Monsoons have always been a period subjected to contamination and infection. In many cases, organisations learning from the previous experiences, gear up well in advance with appropriate trouble shooting and back up plans.
Before the rainy season starts, the prepping starts with the terraces and stormwater drains being cleaned thoroughly so that there are no leakages, seepages and blockages. The next step is to keep the environment dirt-free so that there are no molds and fungi when the rains start lashing out.

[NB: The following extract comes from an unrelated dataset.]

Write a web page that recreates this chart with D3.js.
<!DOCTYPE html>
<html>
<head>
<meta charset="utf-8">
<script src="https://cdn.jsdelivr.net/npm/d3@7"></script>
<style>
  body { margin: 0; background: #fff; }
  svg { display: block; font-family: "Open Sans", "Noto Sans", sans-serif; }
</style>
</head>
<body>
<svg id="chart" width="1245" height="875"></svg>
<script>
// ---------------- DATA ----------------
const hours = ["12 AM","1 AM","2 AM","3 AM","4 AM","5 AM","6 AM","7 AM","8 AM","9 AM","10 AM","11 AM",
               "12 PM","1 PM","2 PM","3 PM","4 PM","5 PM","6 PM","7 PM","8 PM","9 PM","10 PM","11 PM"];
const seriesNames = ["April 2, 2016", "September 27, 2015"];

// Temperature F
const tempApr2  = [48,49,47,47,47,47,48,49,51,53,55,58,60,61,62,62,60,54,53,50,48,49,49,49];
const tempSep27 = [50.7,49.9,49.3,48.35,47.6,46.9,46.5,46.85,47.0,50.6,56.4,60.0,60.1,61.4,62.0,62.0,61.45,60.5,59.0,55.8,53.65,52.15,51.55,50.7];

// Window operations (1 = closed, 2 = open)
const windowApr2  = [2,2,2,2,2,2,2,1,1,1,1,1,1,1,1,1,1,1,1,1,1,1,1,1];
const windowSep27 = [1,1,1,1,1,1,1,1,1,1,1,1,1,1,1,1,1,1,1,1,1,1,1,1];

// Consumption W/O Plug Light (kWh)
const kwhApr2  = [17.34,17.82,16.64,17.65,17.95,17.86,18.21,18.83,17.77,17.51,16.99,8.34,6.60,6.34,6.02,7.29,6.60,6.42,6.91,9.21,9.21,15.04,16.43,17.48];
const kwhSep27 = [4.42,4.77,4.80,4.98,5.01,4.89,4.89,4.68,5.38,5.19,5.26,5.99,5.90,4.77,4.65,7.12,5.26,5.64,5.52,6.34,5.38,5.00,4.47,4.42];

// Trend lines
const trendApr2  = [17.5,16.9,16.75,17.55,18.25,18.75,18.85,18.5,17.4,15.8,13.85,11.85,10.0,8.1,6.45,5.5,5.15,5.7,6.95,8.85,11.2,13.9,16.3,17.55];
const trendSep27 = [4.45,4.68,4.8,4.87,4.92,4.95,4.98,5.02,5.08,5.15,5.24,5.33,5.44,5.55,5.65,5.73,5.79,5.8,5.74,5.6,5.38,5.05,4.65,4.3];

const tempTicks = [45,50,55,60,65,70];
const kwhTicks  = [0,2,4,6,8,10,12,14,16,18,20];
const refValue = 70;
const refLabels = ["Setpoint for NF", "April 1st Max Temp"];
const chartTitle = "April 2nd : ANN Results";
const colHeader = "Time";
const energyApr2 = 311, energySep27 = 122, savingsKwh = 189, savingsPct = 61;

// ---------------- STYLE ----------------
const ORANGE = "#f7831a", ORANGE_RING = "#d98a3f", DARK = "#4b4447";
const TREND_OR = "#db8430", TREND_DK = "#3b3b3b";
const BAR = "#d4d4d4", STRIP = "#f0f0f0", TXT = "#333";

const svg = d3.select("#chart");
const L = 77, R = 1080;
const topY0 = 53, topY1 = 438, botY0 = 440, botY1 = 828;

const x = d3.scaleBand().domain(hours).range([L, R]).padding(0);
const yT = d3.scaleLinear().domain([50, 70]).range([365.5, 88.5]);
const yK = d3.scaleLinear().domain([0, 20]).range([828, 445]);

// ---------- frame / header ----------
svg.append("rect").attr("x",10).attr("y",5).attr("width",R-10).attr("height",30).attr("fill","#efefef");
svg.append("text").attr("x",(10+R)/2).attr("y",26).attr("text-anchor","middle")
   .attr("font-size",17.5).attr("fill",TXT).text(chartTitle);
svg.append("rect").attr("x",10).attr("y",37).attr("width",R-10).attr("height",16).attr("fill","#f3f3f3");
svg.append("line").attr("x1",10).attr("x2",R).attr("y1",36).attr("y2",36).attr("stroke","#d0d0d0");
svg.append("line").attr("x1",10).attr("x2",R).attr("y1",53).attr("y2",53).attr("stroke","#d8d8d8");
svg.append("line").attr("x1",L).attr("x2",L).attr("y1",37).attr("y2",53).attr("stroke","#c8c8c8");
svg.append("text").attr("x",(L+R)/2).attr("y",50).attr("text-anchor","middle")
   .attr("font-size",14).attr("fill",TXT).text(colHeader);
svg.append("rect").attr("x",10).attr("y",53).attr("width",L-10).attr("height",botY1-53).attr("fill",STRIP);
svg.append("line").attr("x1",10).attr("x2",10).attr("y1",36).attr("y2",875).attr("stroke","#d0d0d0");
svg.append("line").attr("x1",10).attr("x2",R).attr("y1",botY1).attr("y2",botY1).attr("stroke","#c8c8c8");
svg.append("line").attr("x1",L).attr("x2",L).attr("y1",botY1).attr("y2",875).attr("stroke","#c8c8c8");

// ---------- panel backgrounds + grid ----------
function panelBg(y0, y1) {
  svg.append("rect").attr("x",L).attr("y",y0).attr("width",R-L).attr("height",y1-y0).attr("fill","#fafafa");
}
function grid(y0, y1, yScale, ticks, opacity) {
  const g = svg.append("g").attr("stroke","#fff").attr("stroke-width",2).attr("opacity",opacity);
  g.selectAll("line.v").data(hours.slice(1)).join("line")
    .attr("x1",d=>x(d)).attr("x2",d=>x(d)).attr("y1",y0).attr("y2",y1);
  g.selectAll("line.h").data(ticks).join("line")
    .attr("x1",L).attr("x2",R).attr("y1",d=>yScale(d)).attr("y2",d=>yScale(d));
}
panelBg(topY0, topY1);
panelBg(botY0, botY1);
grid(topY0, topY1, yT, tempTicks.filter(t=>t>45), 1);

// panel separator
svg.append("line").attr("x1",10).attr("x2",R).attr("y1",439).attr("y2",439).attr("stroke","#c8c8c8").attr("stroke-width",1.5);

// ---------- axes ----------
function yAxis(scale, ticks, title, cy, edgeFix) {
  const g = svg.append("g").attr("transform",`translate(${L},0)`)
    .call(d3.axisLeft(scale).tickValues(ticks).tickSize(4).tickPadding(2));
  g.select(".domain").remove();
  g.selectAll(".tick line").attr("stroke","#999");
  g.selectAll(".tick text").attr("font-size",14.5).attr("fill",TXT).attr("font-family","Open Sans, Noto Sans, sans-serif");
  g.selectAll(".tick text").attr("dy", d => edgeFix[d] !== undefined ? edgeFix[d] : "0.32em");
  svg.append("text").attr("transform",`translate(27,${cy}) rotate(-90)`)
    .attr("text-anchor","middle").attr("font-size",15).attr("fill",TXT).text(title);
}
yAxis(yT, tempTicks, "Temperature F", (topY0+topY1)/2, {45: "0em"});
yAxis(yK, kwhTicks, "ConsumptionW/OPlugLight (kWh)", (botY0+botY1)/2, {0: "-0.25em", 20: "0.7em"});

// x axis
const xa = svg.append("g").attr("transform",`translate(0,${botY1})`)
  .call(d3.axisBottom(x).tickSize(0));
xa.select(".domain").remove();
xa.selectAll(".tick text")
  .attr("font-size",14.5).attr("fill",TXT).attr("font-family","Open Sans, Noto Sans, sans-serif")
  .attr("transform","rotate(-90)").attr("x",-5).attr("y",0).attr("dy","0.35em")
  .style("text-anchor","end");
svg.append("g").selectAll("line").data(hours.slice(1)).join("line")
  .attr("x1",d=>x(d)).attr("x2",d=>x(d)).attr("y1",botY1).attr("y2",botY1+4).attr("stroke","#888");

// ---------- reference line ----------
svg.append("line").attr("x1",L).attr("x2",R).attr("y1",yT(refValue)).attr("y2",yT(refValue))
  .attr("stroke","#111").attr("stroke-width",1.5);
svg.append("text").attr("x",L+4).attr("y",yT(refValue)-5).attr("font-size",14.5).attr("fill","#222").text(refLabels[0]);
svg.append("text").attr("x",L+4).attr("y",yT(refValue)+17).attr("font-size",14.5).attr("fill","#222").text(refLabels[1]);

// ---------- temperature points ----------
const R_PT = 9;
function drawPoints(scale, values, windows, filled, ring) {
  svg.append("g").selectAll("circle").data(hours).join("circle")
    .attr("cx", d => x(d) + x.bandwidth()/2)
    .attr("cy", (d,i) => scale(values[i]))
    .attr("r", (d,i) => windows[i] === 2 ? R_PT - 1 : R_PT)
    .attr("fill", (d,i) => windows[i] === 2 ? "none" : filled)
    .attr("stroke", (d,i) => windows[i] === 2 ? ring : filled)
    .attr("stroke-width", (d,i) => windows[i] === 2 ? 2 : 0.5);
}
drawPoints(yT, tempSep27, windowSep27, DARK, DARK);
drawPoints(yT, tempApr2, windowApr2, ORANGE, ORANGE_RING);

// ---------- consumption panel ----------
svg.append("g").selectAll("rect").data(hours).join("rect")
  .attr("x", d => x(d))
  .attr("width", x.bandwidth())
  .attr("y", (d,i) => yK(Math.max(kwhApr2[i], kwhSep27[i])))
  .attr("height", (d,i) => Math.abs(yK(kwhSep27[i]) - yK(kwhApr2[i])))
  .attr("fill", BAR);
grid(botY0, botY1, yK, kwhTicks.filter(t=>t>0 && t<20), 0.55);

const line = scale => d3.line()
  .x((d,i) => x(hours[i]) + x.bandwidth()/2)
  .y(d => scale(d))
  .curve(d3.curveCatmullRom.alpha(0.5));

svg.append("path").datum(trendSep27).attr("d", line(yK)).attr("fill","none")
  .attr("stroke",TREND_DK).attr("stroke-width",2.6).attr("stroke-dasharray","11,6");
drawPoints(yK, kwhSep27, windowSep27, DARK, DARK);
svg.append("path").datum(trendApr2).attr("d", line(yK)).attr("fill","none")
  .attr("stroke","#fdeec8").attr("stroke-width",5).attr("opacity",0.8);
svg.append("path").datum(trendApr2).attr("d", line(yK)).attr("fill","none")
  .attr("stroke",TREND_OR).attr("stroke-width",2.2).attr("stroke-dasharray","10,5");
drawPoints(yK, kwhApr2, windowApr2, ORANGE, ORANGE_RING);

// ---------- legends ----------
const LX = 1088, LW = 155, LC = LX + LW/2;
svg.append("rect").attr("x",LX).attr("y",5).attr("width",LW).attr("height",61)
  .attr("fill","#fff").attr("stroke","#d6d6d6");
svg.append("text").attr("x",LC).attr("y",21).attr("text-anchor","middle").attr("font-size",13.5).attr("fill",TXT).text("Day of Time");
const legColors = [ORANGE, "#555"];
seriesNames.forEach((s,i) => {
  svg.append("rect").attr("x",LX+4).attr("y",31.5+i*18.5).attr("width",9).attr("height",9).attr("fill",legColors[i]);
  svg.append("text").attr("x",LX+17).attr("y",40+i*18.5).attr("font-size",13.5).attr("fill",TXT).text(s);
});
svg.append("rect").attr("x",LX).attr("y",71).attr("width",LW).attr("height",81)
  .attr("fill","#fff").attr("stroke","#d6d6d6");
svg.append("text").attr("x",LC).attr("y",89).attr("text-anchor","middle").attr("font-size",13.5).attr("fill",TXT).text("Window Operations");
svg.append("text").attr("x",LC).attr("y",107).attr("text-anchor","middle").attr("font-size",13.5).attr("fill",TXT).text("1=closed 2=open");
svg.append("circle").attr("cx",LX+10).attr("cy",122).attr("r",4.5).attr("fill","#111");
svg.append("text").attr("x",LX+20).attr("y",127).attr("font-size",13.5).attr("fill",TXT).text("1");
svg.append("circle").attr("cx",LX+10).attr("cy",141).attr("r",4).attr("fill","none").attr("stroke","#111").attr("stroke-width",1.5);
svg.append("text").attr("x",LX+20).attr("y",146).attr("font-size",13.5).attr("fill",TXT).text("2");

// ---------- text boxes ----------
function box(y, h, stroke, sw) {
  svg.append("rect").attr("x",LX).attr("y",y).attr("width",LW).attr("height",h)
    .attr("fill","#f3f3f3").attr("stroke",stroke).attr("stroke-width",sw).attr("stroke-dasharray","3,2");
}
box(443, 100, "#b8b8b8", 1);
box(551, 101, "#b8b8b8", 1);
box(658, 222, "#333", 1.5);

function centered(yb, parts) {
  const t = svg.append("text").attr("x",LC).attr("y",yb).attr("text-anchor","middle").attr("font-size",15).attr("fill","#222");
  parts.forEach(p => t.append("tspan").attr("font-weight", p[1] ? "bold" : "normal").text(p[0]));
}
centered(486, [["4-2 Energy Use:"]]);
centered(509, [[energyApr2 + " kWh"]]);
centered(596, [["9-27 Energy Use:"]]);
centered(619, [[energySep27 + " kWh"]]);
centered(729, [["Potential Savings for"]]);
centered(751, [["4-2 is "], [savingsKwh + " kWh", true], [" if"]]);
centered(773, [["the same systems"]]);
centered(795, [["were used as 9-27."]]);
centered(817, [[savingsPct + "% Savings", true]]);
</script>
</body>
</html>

Says Pallavi Chaudhari, Assistant professor, Accommodation- Operations, D.Y. Patil School of Hospitality and Tourism Studies, Mumbai, “Being a hotel management institute, scheduled cleaning of the kitchens, front office and other areas, are done every day. Daily cleaning involves sweeping and mopping while deep cleaning and scrubbing are taken up on weekly or fortnightly basis. Moreover, the ventilation and temperatures being controlled in the kitchen and proper ducting system the indoor air quality is always good and monitored. Further, there is no accumulation of dirt at any given time. Hence when the monsoon season starts, our focus is totally on handling the challenges that come with it.”
When it comes to malls, there are processes in place to be followed as part of the pre-monsoon preparation. Sudhir Chalamcherry, DGM, Mall Operations, Metro Junction Mall, Kalyan, says, “The prepping starts with cleaning and servicing the storm waters drains. Testing the drain line chambers using jet pumps; cleaning and servicing the drain line chambers in the regular drainage and checking for blocks with pond testing are some of the activities. Besides, all the walls, terrace floors and ceilings are checked for water proofing.”
– Pallavi Chaudhari
How SWM helps
Meticulous waste management regimen helps any establishment to face the rains without much hiccups. An active segregation exercise, with the wet and the dry waste disposal goes a long way in keeping the place clutter free.

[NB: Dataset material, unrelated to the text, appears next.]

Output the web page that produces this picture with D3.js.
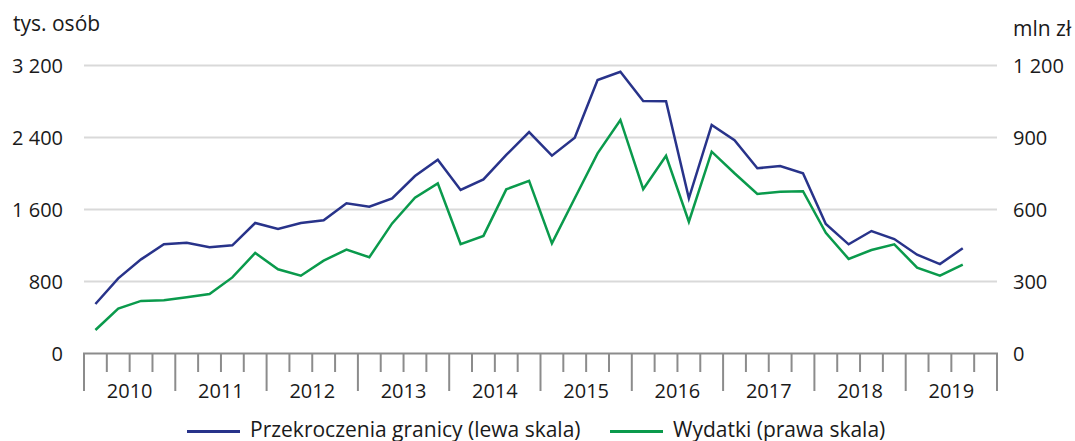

At D.Y. Patil, the wet waste is processed in the in-house compost pit and the manure is utilized for gardens. The dry waste goes to the central collection unit and gets picked up. Plastic usage in the campus is also limited and so during rainy season there are no clogging issues. D.Y. Patil engages the students in the Institute’s advocacy mission.
“As part of the curriculum the children are taught about waste management, personal hygiene and proper disposal In fact, our school children go out to other schools for conducting workshops on garbage segregation. Though they are not involved in cleaning the premises, they get a thorough information of it as part of the housekeeping practical sessions,” says Pallavi.